2.4 Why should we bother measuring crime?

  • Social policy issues, including effective distribution of police, proper resource allocation, and knowing which groups are victimized more.
  • Evaluation of CJS, including ensuring crime interventions are effective which indicates whether or not our tax payer money is being spent well (same applies to offender interventions).
  • Construction of theories, meaning in order to test our crime theories, we need to be able to measure crime before and after.

Examples

  1. Crime Hot-spotting: used to efficiently distribute police resources across a geographical area based on higher probabilities that crime will happen – which is based on historical records.
  2. Treatment Evaluation: CJS attempted to intervene with annoying prisoners but showed a low success (we need to evaluate our theories and interventions via crime rates).
  3. Theories of Crime: the most widely accepted part of crime theories suggest that men, more than women, commit crimes and that the older you get, the less likely you are to commit crime.

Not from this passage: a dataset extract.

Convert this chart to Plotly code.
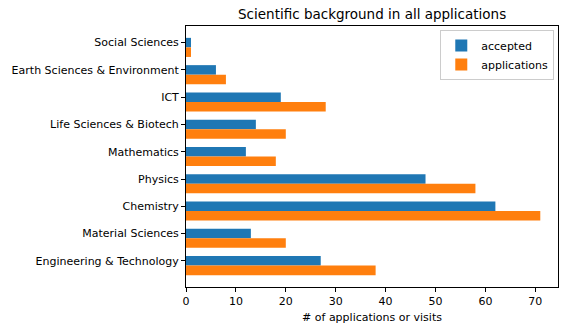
import plotly.graph_objects as go

categories = ["Engineering & Technology", "Material Sciences", "Chemistry", "Physics",
              "Mathematics", "Life Sciences & Biotech", "ICT",
              "Earth Sciences & Environment", "Social Sciences"]
accepted = [27, 13, 62, 48, 12, 14, 19, 6, 1]
applications = [38, 20, 71, 58, 18, 20, 28, 8, 1]
x_ticks = [0, 10, 20, 30, 40, 50, 60, 70]

W = 0.35
idx = list(range(len(categories)))
FONT = "DejaVu Sans"

fig = go.Figure()
fig.add_trace(go.Bar(y=idx, x=accepted, orientation="h", width=W, name="accepted",
                     marker=dict(color="#1f77b4", line=dict(width=0))))
fig.add_trace(go.Bar(y=[i - W for i in idx], x=applications, orientation="h", width=W,
                     name="applications", marker=dict(color="#ff7f0e", line=dict(width=0))))

span_lo = -W - W / 2
span_hi = len(categories) - 1 + W / 2
pad = 0.05 * (span_hi - span_lo)
xmax = max(applications) * 1.05

fig.update_layout(
    width=569, height=334,
    margin=dict(l=186, r=11, t=26, b=47),
    plot_bgcolor="white", paper_bgcolor="white",
    font=dict(family=FONT, size=11, color="black"),
    barmode="overlay",
    title=dict(text="Scientific background in all applications", x=0.654, xanchor="center",
               y=0.958, yanchor="middle", font=dict(size=13.5)),
    showlegend=True,
    legend=dict(x=0.99, y=0.985, xanchor="right", yanchor="top",
                bordercolor="#cccccc", borderwidth=1, bgcolor="white",
                font=dict(size=11), tracegroupgap=0, itemwidth=30),
    xaxis=dict(range=[0, xmax], tickvals=x_ticks, showgrid=False, zeroline=False,
               showline=True, linecolor="black", linewidth=1, mirror=True,
               ticks="outside", ticklen=4, tickcolor="black", automargin=False,
               title=dict(text="# of applications or visits", standoff=6, font=dict(size=11))),
    yaxis=dict(range=[span_lo - pad, span_hi + pad], tickvals=idx, ticktext=categories,
               showgrid=False, zeroline=False, showline=True, linecolor="black",
               linewidth=1, mirror=True, ticks="outside", ticklen=4, tickcolor="black",
               automargin=False),
)

fig.write_html("out.html")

3. Crime Trends – A Breakdown of Results

  • Public Perception:
    • Least confidence: police preventing crime, courts appointing appropriate sentences, corrections rehabilitating offenders and parole supervising offenders in the community.
    • Greatest confidence: police solving crimes, courts determining guilt, corrections preventing escapes.
  • Sentence Lengths: 80-90% of offenders spend less than 6 months incarcerated (2% spend two or more years incarcerated);
    • Too-short sentences means that offenders have less time to spend being assesses and participating in rehabilitative prison-programs.
  • 30% of Canadians (per a phone survey) reported being a victim of crime.
  • Crime costs too much money ($60 billion in 2003) – that’s just less than half our direct and indirect health care costs for 2003, $123 billion.